# Dataset section
######

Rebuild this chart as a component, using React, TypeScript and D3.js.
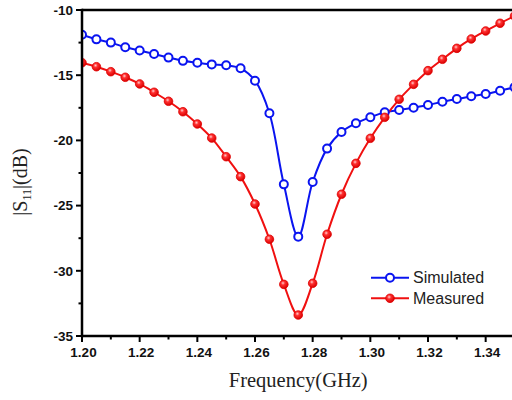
import * as d3 from 'd3';
import React from 'react';

const frequency = [
  1.2, 1.205, 1.21, 1.215, 1.22, 1.225, 1.23, 1.235, 1.24, 1.245, 1.25, 1.255,
  1.26, 1.265, 1.27, 1.275, 1.28, 1.285, 1.29, 1.295, 1.3, 1.305, 1.31, 1.315,
  1.32, 1.325, 1.33, 1.335, 1.34, 1.345, 1.35,
];

const simulated = [
  -11.9, -12.25, -12.5, -12.86, -13.1, -13.37, -13.65, -13.9, -14.04, -14.17,
  -14.24, -14.47, -15.42, -17.92, -23.37, -27.38, -23.19, -20.63, -19.36,
  -18.69, -18.23, -17.85, -17.67, -17.49, -17.29, -17.03, -16.83, -16.62,
  -16.44, -16.19, -15.93,
];

const measured = [
  -14.04, -14.35, -14.73, -15.16, -15.67, -16.31, -17.0, -17.8, -18.74, -19.82,
  -21.25, -22.78, -24.88, -27.58, -31.04, -33.39, -30.96, -27.2, -24.13, -21.76,
  -19.84, -18.23, -16.85, -15.7, -14.65, -13.78, -12.94, -12.22, -11.61, -11.02,
  -10.46,
];

const xTicks = [1.2, 1.22, 1.24, 1.26, 1.28, 1.3, 1.32, 1.34];
const xMinorTicks = [1.21, 1.23, 1.25, 1.27, 1.29, 1.31, 1.33, 1.35];
const yTicks = [-35, -30, -25, -20, -15, -10];
const yMinorTicks = [-32.5, -27.5, -22.5, -17.5, -12.5];

const BLUE = '#0a14f0';
const RED = '#f01010';

const left = 82;
const right = 514.5;
const top = 10;
const bottom = 336;

export default function App() {
  const x = d3.scaleLinear().domain([1.2, 1.35]).range([left, right]);
  const y = d3.scaleLinear().domain([-35, -10]).range([bottom, top]);

  const line = d3
    .line<number>()
    .x((d, i) => x(frequency[i]))
    .y(d => y(d))
    .curve(d3.curveCatmullRom.alpha(0.5));

  const tickFont = 'Arial, "Liberation Sans", sans-serif';

  return (
    <div style={{ position: 'fixed', left: 0, top: 0 }}>
      <svg width={512} height={400} style={{ display: 'block', background: '#fff' }}>
        <defs>
          <radialGradient id="redBall" cx="40%" cy="35%" r="65%">
            <stop offset="0%" stopColor="#ffd0d0" />
            <stop offset="35%" stopColor="#ff3030" />
            <stop offset="100%" stopColor="#d80000" />
          </radialGradient>
          <clipPath id="plotClip">
            <rect x={left} y={0} width={right - left + 6} height={bottom + 6} />
          </clipPath>
        </defs>

        {/* curves */}
        <g clipPath="url(#plotClip)">
          <path d={line(simulated) || ''} fill="none" stroke={BLUE} strokeWidth={2} />
          <path d={line(measured) || ''} fill="none" stroke={RED} strokeWidth={2} />
          {simulated.map((v, i) => (
            <circle
              key={'s' + i}
              cx={x(frequency[i])}
              cy={y(v)}
              r={4}
              fill="#fff"
              stroke={BLUE}
              strokeWidth={2}
            />
          ))}
          {measured.map((v, i) => (
            <circle
              key={'m' + i}
              cx={x(frequency[i])}
              cy={y(v)}
              r={4.3}
              fill="url(#redBall)"
              stroke="#e00000"
              strokeWidth={0.8}
            />
          ))}
        </g>

        {/* frame */}
        <line x1={left} x2={512} y1={top} y2={top} stroke="#000" strokeWidth={2.5} />
        <line x1={left} x2={512} y1={bottom} y2={bottom} stroke="#000" strokeWidth={2.5} />
        <line x1={left} x2={left} y1={top - 1.2} y2={bottom + 1.2} stroke="#000" strokeWidth={2.5} />

        {/* x ticks */}
        {xTicks.map(t => (
          <g key={'xt' + t}>
            <line x1={x(t)} x2={x(t)} y1={bottom} y2={bottom + 6} stroke="#000" strokeWidth={2} />
            <text
              x={x(t) + 1.5}
              y={357}
              textAnchor="middle"
              fontFamily={tickFont}
              fontWeight="bold"
              fontSize={13.5}
              fill="#111"
            >
              {t.toFixed(2)}
            </text>
          </g>
        ))}
        {xMinorTicks.map(t => (
          <line key={'xm' + t} x1={x(t)} x2={x(t)} y1={bottom} y2={bottom + 3.5} stroke="#000" strokeWidth={2} />
        ))}

        {/* y ticks */}
        {yTicks.map(t => (
          <g key={'yt' + t}>
            <line x1={left - 6} x2={left} y1={y(t)} y2={y(t)} stroke="#000" strokeWidth={2} />
            <text
              x={73}
              y={y(t)}
              dy="0.35em"
              textAnchor="end"
              fontFamily={tickFont}
              fontWeight="bold"
              fontSize={13.5}
              fill="#111"
            >
              {t}
            </text>
          </g>
        ))}
        {yMinorTicks.map(t => (
          <line key={'ym' + t} x1={left - 3.5} x2={left} y1={y(t)} y2={y(t)} stroke="#000" strokeWidth={2} />
        ))}

        {/* axis titles */}
        <text
          x={(left + right) / 2}
          y={387}
          textAnchor="middle"
          fontFamily='"Liberation Serif", "Times New Roman", serif'
          fontSize={20.5}
          fill="#222"
        >
          Frequency(GHz)
        </text>
        <text
          transform="translate(27,182) rotate(-90)"
          textAnchor="middle"
          fontFamily='"Liberation Serif", "Times New Roman", serif'
          fontSize={20}
          fill="#222"
        >
          |S
          <tspan fontSize={12} dy={4}>
            11
          </tspan>
          <tspan dy={-4}>|(dB)</tspan>
        </text>

        {/* legend */}
        <g fontFamily={tickFont} fontSize={16} fill="#222">
          <line x1={371} x2={409} y1={277.7} y2={277.7} stroke={BLUE} strokeWidth={2} />
          <circle cx={390} cy={277.7} r={4} fill="#fff" stroke={BLUE} strokeWidth={2} />
          <text x={413} y={277.7} dy="0.35em">
            Simulated
          </text>
          <line x1={371} x2={409} y1={298.3} y2={298.3} stroke={RED} strokeWidth={2} />
          <circle cx={390} cy={298.3} r={4.3} fill="url(#redBall)" stroke="#e00000" strokeWidth={0.8} />
          <text x={413} y={298.3} dy="0.35em">
            Measured
          </text>
        </g>
      </svg>
    </div>
  );
}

######

# Task brief
Omit each picture, then return all of the listing exactly as it stands.

# Written solution
Rebuild this chart as a component, using React, TypeScript and D3.js.
import * as d3 from 'd3';
import React from 'react';

const frequency = [
  1.2, 1.205, 1.21, 1.215, 1.22, 1.225, 1.23, 1.235, 1.24, 1.245, 1.25, 1.255,
  1.26, 1.265, 1.27, 1.275, 1.28, 1.285, 1.29, 1.295, 1.3, 1.305, 1.31, 1.315,
  1.32, 1.325, 1.33, 1.335, 1.34, 1.345, 1.35,
];

const simulated = [
  -11.9, -12.25, -12.5, -12.86, -13.1, -13.37, -13.65, -13.9, -14.04, -14.17,
  -14.24, -14.47, -15.42, -17.92, -23.37, -27.38, -23.19, -20.63, -19.36,
  -18.69, -18.23, -17.85, -17.67, -17.49, -17.29, -17.03, -16.83, -16.62,
  -16.44, -16.19, -15.93,
];

const measured = [
  -14.04, -14.35, -14.73, -15.16, -15.67, -16.31, -17.0, -17.8, -18.74, -19.82,
  -21.25, -22.78, -24.88, -27.58, -31.04, -33.39, -30.96, -27.2, -24.13, -21.76,
  -19.84, -18.23, -16.85, -15.7, -14.65, -13.78, -12.94, -12.22, -11.61, -11.02,
  -10.46,
];

const xTicks = [1.2, 1.22, 1.24, 1.26, 1.28, 1.3, 1.32, 1.34];
const xMinorTicks = [1.21, 1.23, 1.25, 1.27, 1.29, 1.31, 1.33, 1.35];
const yTicks = [-35, -30, -25, -20, -15, -10];
const yMinorTicks = [-32.5, -27.5, -22.5, -17.5, -12.5];

const BLUE = '#0a14f0';
const RED = '#f01010';

const left = 82;
const right = 514.5;
const top = 10;
const bottom = 336;

export default function App() {
  const x = d3.scaleLinear().domain([1.2, 1.35]).range([left, right]);
  const y = d3.scaleLinear().domain([-35, -10]).range([bottom, top]);

  const line = d3
    .line<number>()
    .x((d, i) => x(frequency[i]))
    .y(d => y(d))
    .curve(d3.curveCatmullRom.alpha(0.5));

  const tickFont = 'Arial, "Liberation Sans", sans-serif';

  return (
    <div style={{ position: 'fixed', left: 0, top: 0 }}>
      <svg width={512} height={400} style={{ display: 'block', background: '#fff' }}>
        <defs>
          <radialGradient id="redBall" cx="40%" cy="35%" r="65%">
            <stop offset="0%" stopColor="#ffd0d0" />
            <stop offset="35%" stopColor="#ff3030" />
            <stop offset="100%" stopColor="#d80000" />
          </radialGradient>
          <clipPath id="plotClip">
            <rect x={left} y={0} width={right - left + 6} height={bottom + 6} />
          </clipPath>
        </defs>

        {/* curves */}
        <g clipPath="url(#plotClip)">
          <path d={line(simulated) || ''} fill="none" stroke={BLUE} strokeWidth={2} />
          <path d={line(measured) || ''} fill="none" stroke={RED} strokeWidth={2} />
          {simulated.map((v, i) => (
            <circle
              key={'s' + i}
              cx={x(frequency[i])}
              cy={y(v)}
              r={4}
              fill="#fff"
              stroke={BLUE}
              strokeWidth={2}
            />
          ))}
          {measured.map((v, i) => (
            <circle
              key={'m' + i}
              cx={x(frequency[i])}
              cy={y(v)}
              r={4.3}
              fill="url(#redBall)"
              stroke="#e00000"
              strokeWidth={0.8}
            />
          ))}
        </g>

        {/* frame */}
        <line x1={left} x2={512} y1={top} y2={top} stroke="#000" strokeWidth={2.5} />
        <line x1={left} x2={512} y1={bottom} y2={bottom} stroke="#000" strokeWidth={2.5} />
        <line x1={left} x2={left} y1={top - 1.2} y2={bottom + 1.2} stroke="#000" strokeWidth={2.5} />

        {/* x ticks */}
        {xTicks.map(t => (
          <g key={'xt' + t}>
            <line x1={x(t)} x2={x(t)} y1={bottom} y2={bottom + 6} stroke="#000" strokeWidth={2} />
            <text
              x={x(t) + 1.5}
              y={357}
              textAnchor="middle"
              fontFamily={tickFont}
              fontWeight="bold"
              fontSize={13.5}
              fill="#111"
            >
              {t.toFixed(2)}
            </text>
          </g>
        ))}
        {xMinorTicks.map(t => (
          <line key={'xm' + t} x1={x(t)} x2={x(t)} y1={bottom} y2={bottom + 3.5} stroke="#000" strokeWidth={2} />
        ))}

        {/* y ticks */}
        {yTicks.map(t => (
          <g key={'yt' + t}>
            <line x1={left - 6} x2={left} y1={y(t)} y2={y(t)} stroke="#000" strokeWidth={2} />
            <text
              x={73}
              y={y(t)}
              dy="0.35em"
              textAnchor="end"
              fontFamily={tickFont}
              fontWeight="bold"
              fontSize={13.5}
              fill="#111"
            >
              {t}
            </text>
          </g>
        ))}
        {yMinorTicks.map(t => (
          <line key={'ym' + t} x1={left - 3.5} x2={left} y1={y(t)} y2={y(t)} stroke="#000" strokeWidth={2} />
        ))}

        {/* axis titles */}
        <text
          x={(left + right) / 2}
          y={387}
          textAnchor="middle"
          fontFamily='"Liberation Serif", "Times New Roman", serif'
          fontSize={20.5}
          fill="#222"
        >
          Frequency(GHz)
        </text>
        <text
          transform="translate(27,182) rotate(-90)"
          textAnchor="middle"
          fontFamily='"Liberation Serif", "Times New Roman", serif'
          fontSize={20}
          fill="#222"
        >
          |S
          <tspan fontSize={12} dy={4}>
            11
          </tspan>
          <tspan dy={-4}>|(dB)</tspan>
        </text>

        {/* legend */}
        <g fontFamily={tickFont} fontSize={16} fill="#222">
          <line x1={371} x2={409} y1={277.7} y2={277.7} stroke={BLUE} strokeWidth={2} />
          <circle cx={390} cy={277.7} r={4} fill="#fff" stroke={BLUE} strokeWidth={2} />
          <text x={413} y={277.7} dy="0.35em">
            Simulated
          </text>
          <line x1={371} x2={409} y1={298.3} y2={298.3} stroke={RED} strokeWidth={2} />
          <circle cx={390} cy={298.3} r={4.3} fill="url(#redBall)" stroke="#e00000" strokeWidth={0.8} />
          <text x={413} y={298.3} dy="0.35em">
            Measured
          </text>
        </g>
      </svg>
    </div>
  );
}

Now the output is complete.